The painter grasped the oars and pushed out into the stream: "Good-bye," he called, and Graziosa waved a hand; then something in the stranger's aspect made the little painter pause again.

"Gladly would we offer our poor hospitality, messer," he said, "only the gates are sternly barred to any stranger...." But Graziosa, glancing also at the strong, commanding figure, and the stern set face, checked her father's impulse.

"We are too humble, father," she said gently, "but if there were any service we could render, any message—? We live at the sign of Lo Scudo, the armorer's, near to the western gate."

"I will remember it," said Francisco simply.

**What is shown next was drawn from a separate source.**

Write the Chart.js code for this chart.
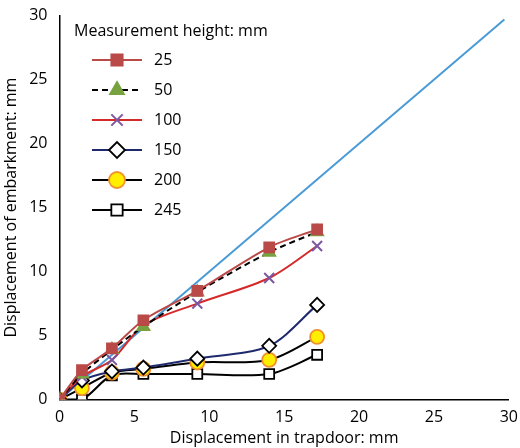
<!DOCTYPE html>
<html><head><meta charset="utf-8">
<script src="https://cdn.jsdelivr.net/npm/chart.js@4"></script>
<style>body{margin:0;background:#fff}#wrap{width:520px;height:448px}</style>
</head><body><div id="wrap"><canvas id="c"></canvas></div>
<script>
const xTrap = [0, 1.5, 3.5, 5.6, 9.2, 14, 17.2];
const h25  = [0, 2.3, 4.0, 6.2, 8.5, 11.9, 13.3];
const h50  = [0, 2.0, 3.9, 5.7, 8.4, 11.5, 13.1];
const h100 = [0, 1.8, 3.1, 5.8, 7.5, 9.5, 12.0];
const h150 = [0, 1.5, 2.2, 2.5, 3.2, 4.2, 7.4];
const h200 = [0, 0.9, 2.1, 2.4, 2.9, 3.1, 4.9];
const h245 = [0, 0, 1.9, 2.0, 2.0, 2.0, 3.5];
const refX = [0, 29.7];
const refY = [0, 29.7];

const pts = (ys, xs = xTrap) => ys.map((y, i) => ({ x: xs[i], y }));

const series = [
  { label: "25", data: h25, line: "#b94a48", fill: "#b94a48", stroke: "#b94a48", style: "rect", dash: [] },
  { label: "50", data: h50, line: "#000", fill: "#77a23f", stroke: "#77a23f", style: "triangle", dash: [6, 4] },
  { label: "100", data: h100, line: "#d42a2a", fill: "#7c56a0", stroke: "#7c56a0", style: "crossRot", dash: [] },
  { label: "150", data: h150, line: "#1f2a6e", fill: "#fff", stroke: "#000", style: "rectRot", dash: [] },
  { label: "200", data: h200, line: "#000", fill: "#ffee00", stroke: "#f0912c", style: "circle", dash: [] },
  { label: "245", data: h245, line: "#000", fill: "#fff", stroke: "#000", style: "rect", dash: [] }
];

const datasets = series.map(s => ({
  label: s.label, data: pts(s.data), borderColor: s.line, borderWidth: 2, borderDash: s.dash,
  pointStyle: s.style, pointBackgroundColor: s.fill, pointBorderColor: s.stroke,
  pointBorderWidth: s.style === "crossRot" ? 2 : 1.8, pointRadius: 7,
  tension: 0.3
}));
datasets.push({ label: "ref", data: pts(refY, refX), borderColor: "#4a9ad6", borderWidth: 2, pointRadius: 0 });

const legendPlugin = {
  id: "boxLegend",
  afterDraw(chart) {
    const ctx = chart.ctx;
    ctx.save();
    ctx.fillStyle = "#000";
    ctx.font = "16px 'Open Sans'";
    ctx.textBaseline = "middle";
    ctx.fillText("Measurement height: mm", 74, 31);
    series.forEach((s, i) => {
      const y = 60 + i * 30;
      ctx.strokeStyle = s.line; ctx.lineWidth = 2; ctx.setLineDash(s.dash);
      ctx.beginPath(); ctx.moveTo(92, y); ctx.lineTo(142, y); ctx.stroke();
      ctx.setLineDash([]);
      ctx.fillStyle = s.fill; ctx.strokeStyle = s.stroke;
      ctx.lineWidth = s.style === "crossRot" ? 2 : 1.8;
      Chart.helpers.drawPoint(ctx, { pointStyle: s.style, radius: 8, borderWidth: ctx.lineWidth }, 117, y);
      ctx.fillStyle = "#000";
      ctx.fillText(s.label, 154, y);
    });
    ctx.restore();
  }
};

const tickFont = { family: "'Open Sans'", size: 16 };
new Chart(document.getElementById("c"), {
  type: "line",
  data: { datasets },
  options: {
    responsive: true, maintainAspectRatio: false, animation: false,
    layout: { padding: { top: 10, right: 10 } },
    plugins: { legend: { display: false }, tooltip: { enabled: false } },
    scales: {
      x: { type: "linear", min: 0, max: 30,
        ticks: { stepSize: 5, color: "#000", font: tickFont, padding: 2 },
        grid: { display: false, drawTicks: true, tickLength: 6, tickColor: "#000" },
        border: { color: "#000", width: 1.5 },
        title: { display: true, text: "Displacement in trapdoor: mm", color: "#000", font: tickFont, padding: 0 } },
      y: { min: 0, max: 30,
        ticks: { stepSize: 5, color: "#000", font: tickFont, padding: 6 },
        grid: { display: false, tickLength: 6, tickColor: "#000" },
        border: { color: "#000", width: 1.5 },
        title: { display: true, text: "Displacement of embarkment: mm", color: "#000", font: tickFont, padding: 2 } }
    }
  },
  plugins: [legendPlugin]
});
</script></body></html>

Graziosa drew her blue cloth hood about her smiling face, and, with gentle strokes from the painter's paddle, the boat disappeared.

When Francisco found himself alone again, momentary misgiving seized him that he had lost an opportunity.

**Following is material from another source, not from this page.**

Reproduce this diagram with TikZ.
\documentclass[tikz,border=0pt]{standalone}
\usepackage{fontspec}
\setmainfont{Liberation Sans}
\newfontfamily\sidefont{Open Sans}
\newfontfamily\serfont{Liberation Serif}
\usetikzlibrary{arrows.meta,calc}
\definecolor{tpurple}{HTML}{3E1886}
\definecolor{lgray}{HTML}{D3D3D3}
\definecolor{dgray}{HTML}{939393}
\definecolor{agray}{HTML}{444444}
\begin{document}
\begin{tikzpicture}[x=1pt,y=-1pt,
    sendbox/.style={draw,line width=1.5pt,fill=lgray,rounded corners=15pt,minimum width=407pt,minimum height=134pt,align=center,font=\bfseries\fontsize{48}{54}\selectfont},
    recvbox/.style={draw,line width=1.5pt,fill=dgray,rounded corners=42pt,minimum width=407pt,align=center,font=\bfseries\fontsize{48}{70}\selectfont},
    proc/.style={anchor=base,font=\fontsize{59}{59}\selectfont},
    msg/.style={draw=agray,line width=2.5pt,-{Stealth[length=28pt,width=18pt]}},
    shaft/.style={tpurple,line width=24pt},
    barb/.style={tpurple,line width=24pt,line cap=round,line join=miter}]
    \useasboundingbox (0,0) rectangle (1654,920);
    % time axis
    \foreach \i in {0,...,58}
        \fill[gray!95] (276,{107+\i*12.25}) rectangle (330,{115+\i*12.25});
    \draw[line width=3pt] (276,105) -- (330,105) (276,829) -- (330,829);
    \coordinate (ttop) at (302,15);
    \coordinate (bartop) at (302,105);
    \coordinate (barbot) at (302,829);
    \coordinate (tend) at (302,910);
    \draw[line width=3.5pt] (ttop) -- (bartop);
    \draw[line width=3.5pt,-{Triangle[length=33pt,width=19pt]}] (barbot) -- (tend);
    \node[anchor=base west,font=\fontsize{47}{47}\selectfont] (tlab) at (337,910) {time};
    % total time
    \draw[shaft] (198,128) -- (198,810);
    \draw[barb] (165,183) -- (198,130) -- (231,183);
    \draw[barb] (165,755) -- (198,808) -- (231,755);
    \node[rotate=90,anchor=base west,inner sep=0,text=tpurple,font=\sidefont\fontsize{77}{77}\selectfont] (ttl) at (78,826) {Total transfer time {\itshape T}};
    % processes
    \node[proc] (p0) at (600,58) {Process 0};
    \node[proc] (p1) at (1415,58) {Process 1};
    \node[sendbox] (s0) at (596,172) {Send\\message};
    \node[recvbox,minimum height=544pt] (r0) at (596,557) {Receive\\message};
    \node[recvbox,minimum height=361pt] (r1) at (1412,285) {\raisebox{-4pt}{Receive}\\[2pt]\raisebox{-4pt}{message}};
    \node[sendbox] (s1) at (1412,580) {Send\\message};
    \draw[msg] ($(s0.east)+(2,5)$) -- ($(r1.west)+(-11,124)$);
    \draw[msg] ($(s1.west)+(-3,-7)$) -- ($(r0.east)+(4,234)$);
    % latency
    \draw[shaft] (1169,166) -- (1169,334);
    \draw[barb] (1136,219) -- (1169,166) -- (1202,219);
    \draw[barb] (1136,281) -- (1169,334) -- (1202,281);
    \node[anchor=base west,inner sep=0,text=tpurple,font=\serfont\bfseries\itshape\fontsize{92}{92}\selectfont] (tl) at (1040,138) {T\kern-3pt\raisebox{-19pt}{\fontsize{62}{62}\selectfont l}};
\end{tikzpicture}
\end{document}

Could these folk have been of service? They were of a sort unknown to him; courtiers, soldiers, burghers, merchants, with all such he was at home, but these plebeians of kindly natures and good speech, of humble rank and careless happiness, were new to him. The painter's talk of his craft had had no meaning for Francisco, it had passed from his mind for craziness; but the girl had said they dwelt near the western gate—could they perchance have been of service? But presently he dismissed the notion; they were too simple for his purpose.

Raging in the pain of rekindled memory and present helplessness, Francisco paced to and fro, waiting for Vittore's figure in the distance.

Suddenly his eyes rested again on the great clump of yellow lichen, and he stopped, arrested.

In the midst of it he had seen something that interested him, something very much its color, but not quite its kind.